The question becomes how to morally educate our culture in virtues of romance. In an article for The Atlantic, Emily E. Smith and Galena Rhoades summarize a recent study conducted by the National Marriage Project at the University of Virginia. Every romance “goes through milestones, or transitions, that mark how serious the relationship is getting,” they note. The data from the study “show that couples who slid through their relationship transitions ultimately had poorer marital quality than those who made intentional decisions about major milestones.” Here, the skills needed for a healthy and lasting marriage include deliberately choosing these milestones. Intending to enter or experience a milestone together as a couple is a virtue for a good marriage.

Chivalry can be a virtue for how the sexes relate to each other given the lack of cultural guidance for the young concerning how to to date, or even how to relate to each other as good friends. But chivalry is a virtue not just for men. Chaucer in Canterbury Tales speaks of the knight who “from the moment that he first began / To ride about the world, loved chivalry, / Truth, honour, freedom and all courtesy.” Truth, honor, freedom (in the classical sense), and courtesy are virtues available to anyone. Why not chivalry? Both men and women can have the knightly qualities of courage, honor, loyalty, and readiness to help the poor and weak. Was not St. Joan of Arc the greatest knight of all? One can simply read Chesterton’s description of her in “The Suicide of Thought” and see that she truly embodies “moral unity and utility.” Joan of Arc may be rightly called the patron saint of chivalry.

In the absence of chivalry and the presence of the breakdown of traditional sexual morality, human relations are in a fix. Our culture is beyond Lady Chatterley’s Lover—with longer cohabitations, the hookup culture, and the breakdown of courtship—partly due to the 60s Nietzschean ‘transvaluation’ of sexual mores" (as the poet Phillip Larkin wrote, “Sexual intercourse began / In nineteen sixty-three”). How are young men and women supposed to learn how to rightly relate to each other given the upending of dating culture and the hedonist philosophy that Ross Douthat dubs Hefnerism?

Well, the traditional virtues of chivalry and modesty can provide a template to guide both sexes in our current morally confused culture. Aristotle saw virtue as “complex rational, emotional and social skills” of human flourishing—being able to principally and practically attain the goods pursued in our activities. An example of romantic virtue is couples being deliberate in the milestones mentioned above. This view of chivalry, according to which each sex wills the good of the other, can rehabilitate a necessary tradition and at the same time respect the western achievement of female emancipation. It respects egalitarianism and allows for the possibility of gender essentialism.

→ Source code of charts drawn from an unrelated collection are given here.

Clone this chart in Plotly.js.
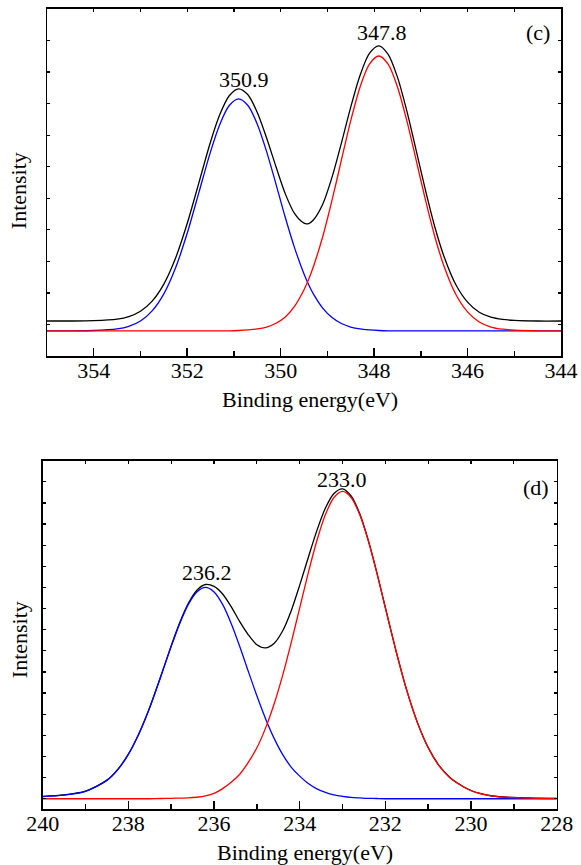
<!DOCTYPE html>
<html>
<head>
<meta charset="utf-8">
<script src="https://cdn.plot.ly/plotly-3.0.1.min.js"></script>
<style>
html,body{margin:0;padding:0;background:#ffffff;}
#chart{width:581px;height:865px;}
</style>
</head>
<body>
<div id="chart"></div>
<script>
// ---------- Panel (c) ----------
const energyC = [355, 354.5, 354, 353.5, 353.25, 353, 352.75, 352.5, 352.25, 352, 351.75, 351.5, 351.3, 351.1, 350.9, 350.7, 350.5, 350.3, 350.1, 349.9, 349.7, 349.5, 349.4, 349.3, 349.1, 348.9, 348.7, 348.5, 348.3, 348.1, 347.9, 347.7, 347.5, 347.3, 347.1, 346.9, 346.7, 346.5, 346.25, 346, 345.75, 345.5, 345.25, 345, 344.5, 344];
const envelopeC = [111, 111, 112, 117, 125, 142, 174, 228, 310, 420, 549, 679, 766, 825, 847, 828, 772, 691, 600, 514, 451, 421, 420, 431, 481, 567, 675, 789, 890, 959, 983, 956, 884, 777, 652, 525, 409, 314, 226, 171, 139, 123, 116, 113, 111, 111];
const peakHighC = [80, 80, 81, 86, 94, 111, 143, 197, 279, 389, 518, 648, 735, 794, 815, 794, 735, 648, 545, 439, 342, 260, 226, 197, 152, 122, 103, 92, 86, 83, 81, 80, 80, 80, 80, 80, 80, 80, 80, 80, 80, 80, 80, 80, 80, 80];
const peakLowC = [80, 80, 80, 80, 80, 80, 80, 80, 80, 80, 80, 80, 80, 80, 81, 83, 86, 92, 104, 124, 158, 210, 243, 283, 378, 494, 621, 746, 853, 925, 951, 925, 853, 746, 621, 494, 378, 283, 195, 140, 108, 92, 85, 82, 80, 80];
const tickValsC = [354, 352, 350, 348, 346, 344];
const minorValsC = [355, 353, 351, 349, 347, 345];
const edgeTicksC = [355, 354, 353, 352, 351, 350, 349, 348, 347, 346, 345, 344];
const peakLabelsC = ['350.9', '347.8'];

// ---------- Panel (d) ----------
const energyD = [240, 239.5, 239, 238.5, 238.25, 238, 237.75, 237.5, 237.25, 237, 236.8, 236.6, 236.4, 236.2, 236, 235.8, 235.6, 235.4, 235.2, 235, 234.8, 234.6, 234.4, 234.2, 234, 233.8, 233.6, 233.4, 233.2, 233, 232.8, 232.6, 232.4, 232.2, 232, 231.75, 231.5, 231.25, 231, 230.75, 230.5, 230.25, 230, 229.5, 229, 228.5, 228];
const envelopeD = [11, 18, 36, 88, 138, 211, 310, 433, 576, 724, 834, 925, 987, 1014, 1005, 969, 909, 838, 776, 729, 714, 735, 794, 889, 1011, 1142, 1269, 1376, 1445, 1467, 1433, 1350, 1224, 1071, 904, 699, 513, 360, 242, 158, 102, 66, 39, 13, 6, 3, 2];
const peakHighD = [10, 17, 35, 87, 137, 210, 309, 432, 574, 721, 830, 920, 979, 1000, 979, 920, 830, 721, 603, 487, 380, 287, 210, 150, 107, 72, 47, 30, 18, 11, 6, 4, 2, 1, 0, 0, 0, 0, 0, 0, 0, 0, 0, 0, 0, 0, 0];
const peakLowD = [0, 0, 0, 0, 0, 0, 0, 0, 1, 2, 3, 4, 7, 13, 25, 48, 78, 116, 172, 241, 333, 447, 583, 738, 903, 1069, 1221, 1345, 1426, 1455, 1426, 1345, 1221, 1069, 903, 698, 512, 359, 241, 157, 101, 65, 38, 12, 5, 2, 1];
const tickValsD = [240, 238, 236, 234, 232, 230, 228];
const minorValsD = [239, 237, 235, 233, 231, 229];
const edgeTicksD = [240, 239, 238, 237, 236, 235, 234, 233, 232, 231, 230, 229, 228];
const peakLabelsD = ['236.2', '233.0'];

const xTitle = 'Binding energy(eV)';
const yTitle = 'Intensity';

const FONT = 'Liberation Serif, Times New Roman, serif';
const AXC = '#000000';

function curve(x, y, color, xa, ya) {
  return {type: 'scatter', mode: 'lines', x: x, y: y, xaxis: xa, yaxis: ya,
          line: {color: color, width: 1.3, shape: 'spline', smoothing: 0.8},
          hoverinfo: 'skip', showlegend: false};
}
function empty(xa, ya) {
  return {type: 'scatter', mode: 'lines', x: [], y: [], xaxis: xa, yaxis: ya, showlegend: false, hoverinfo: 'skip'};
}

const data = [
  curve(energyC, envelopeC, '#000000', 'x', 'y'),
  curve(energyC, peakHighC, '#0000ff', 'x', 'y'),
  curve(energyC, peakLowC, '#ff0000', 'x', 'y'),
  curve(energyD, envelopeD, '#000000', 'x2', 'y2'),
  curve(energyD, peakHighD, '#0000ff', 'x2', 'y2'),
  curve(energyD, peakLowD, '#ff0000', 'x2', 'y2'),
  empty('x3', 'y'),
  empty('x4', 'y2')
];

function bottomAxis(domain, anchor, range, ticks, minors) {
  return {
    domain: domain, anchor: anchor, range: range, autorange: false,
    tickmode: 'array', tickvals: ticks, ticktext: ticks.map(String),
    ticks: 'inside', ticklen: 8, tickwidth: 1.5, tickcolor: AXC,
    ticklabelstandoff: -6,
    minor: {tickmode: 'array', tickvals: minors, ticks: 'inside', ticklen: 5, tickwidth: 1.5, tickcolor: AXC, showgrid: false},
    showline: true, linewidth: 1.5, linecolor: AXC, mirror: false,
    showgrid: false, zeroline: false, fixedrange: true,
    tickfont: {family: FONT, size: 22, color: '#000'}
  };
}
function topAxis(over, anchor, range, ticks) {
  return {
    overlaying: over, side: 'top', anchor: anchor, range: range, autorange: false,
    tickmode: 'array', tickvals: ticks, ticks: 'inside', ticklen: 3, tickwidth: 1.2, tickcolor: AXC,
    showticklabels: false, showline: true, linewidth: 1.5, linecolor: AXC,
    showgrid: false, zeroline: false, fixedrange: true
  };
}
function leftAxis(domain, anchor, range) {
  return {
    domain: domain, anchor: anchor, range: range, autorange: false,
    tick0: 0, dtick: 100, ticks: 'inside', ticklen: 3, tickwidth: 1.2, tickcolor: AXC,
    showticklabels: false, showline: true, linewidth: 1.5, linecolor: AXC, mirror: 'ticks',
    showgrid: false, zeroline: false, fixedrange: true
  };
}

function label(text, x, y, xa, ya) {
  return {text: text, x: x, y: y, xref: xa, yref: ya, showarrow: false,
          xanchor: 'center', yanchor: 'middle', font: {family: FONT, size: 22, color: '#000'}};
}
function paperText(text, x, y, angle) {
  return {text: text, x: x, y: y, xref: 'paper', yref: 'paper', showarrow: false,
          xanchor: 'center', yanchor: 'middle', textangle: angle,
          font: {family: FONT, size: 22, color: '#000'}};
}

const layout = {
  width: 581, height: 865, autosize: false,
  margin: {l: 0, r: 0, t: 0, b: 0, pad: 0},
  paper_bgcolor: '#ffffff', plot_bgcolor: '#ffffff',
  showlegend: false,
  font: {family: FONT, size: 22, color: '#000'},
  xaxis: bottomAxis([0.0809, 0.9656], 'y', [355, 344], tickValsC, minorValsC),
  xaxis3: topAxis('x', 'y', [355, 344], edgeTicksC),
  yaxis: leftAxis([0.5884, 0.9896], 'x', [0, 1100]),
  xaxis2: bottomAxis([0.0735, 0.9582], 'y2', [240, 228], tickValsD, minorValsD),
  xaxis4: topAxis('x2', 'y2', [240, 228], edgeTicksD),
  yaxis2: leftAxis([0.0644, 0.4674], 'x2', [-50, 1600]),
  annotations: [
    label(peakLabelsC[0], 350.79, 875, 'x', 'y'),
    label(peakLabelsC[1], 347.83, 1027, 'x', 'y'),
    label('(c)', 344.5, 1025, 'x', 'y'),
    label(peakLabelsD[0], 236.17, 1070, 'x2', 'y2'),
    label(peakLabelsD[1], 233.02, 1511, 'x2', 'y2'),
    label('(d)', 228.49, 1472, 'x2', 'y2'),
    paperText(xTitle, 0.5336, 0.5376, 0),
    paperText(xTitle, 0.5258, 0.0150, 0),
    paperText(yTitle, 0.0330, 0.7792, -90),
    paperText(yTitle, 0.0330, 0.2601, -90)
  ]
};

Plotly.newPlot('chart', data, layout, {staticPlot: true, displayModeBar: false});
</script>
</body>
</html>
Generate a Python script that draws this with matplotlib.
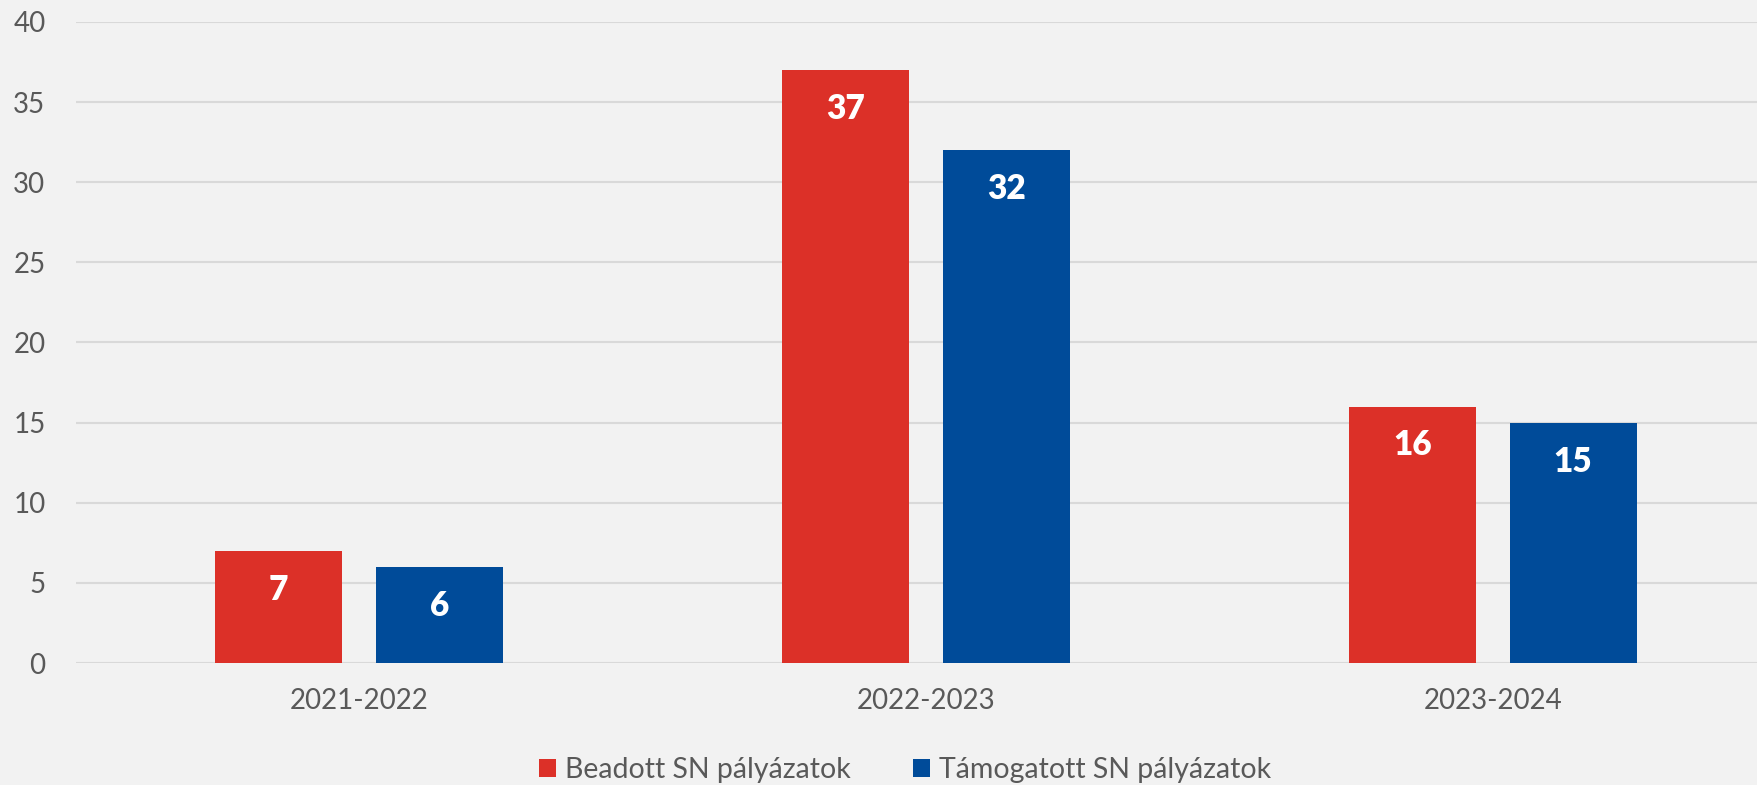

Admittedly, virtue is more often seen as a negative feminine trait rather than an equal opportunity skill at living. Elizabeth Stoker Bruenig in First Things notes that while “there was a time when virtue summoned manly images like that of The Iliad’s Prince Hector soothing his wife and infant son before venturing out into battle,” the idea of virtue is often associated and mocked as feminine “‘pearl clutching’ and ‘think of the children’-style moralizing.” But as Stoker Bruenig rightly points out, virtue is for everybody—for both sexes, equal if different; for warriors whether Joan of Arc or Hector. When feminism is seen as (in Watson’s words) “too strong, too aggressive, isolating, anti-men and, unattractive,” chivalry as “benevolent sexism,” and virtue as “pearl clutching,” chivalry as the virtue of feminism for everybody could do some good.

The good life of courage in all our individual capacities, and concern for those materially, spiritually, and physically least among us, are the perfect antidotes to the cult of Hefnerism. This charity in armour is a virtue for he and for she. Chivalry—or as John Addington Symons called it, “charity in armour”—is a suit that we all can, and need, to wear.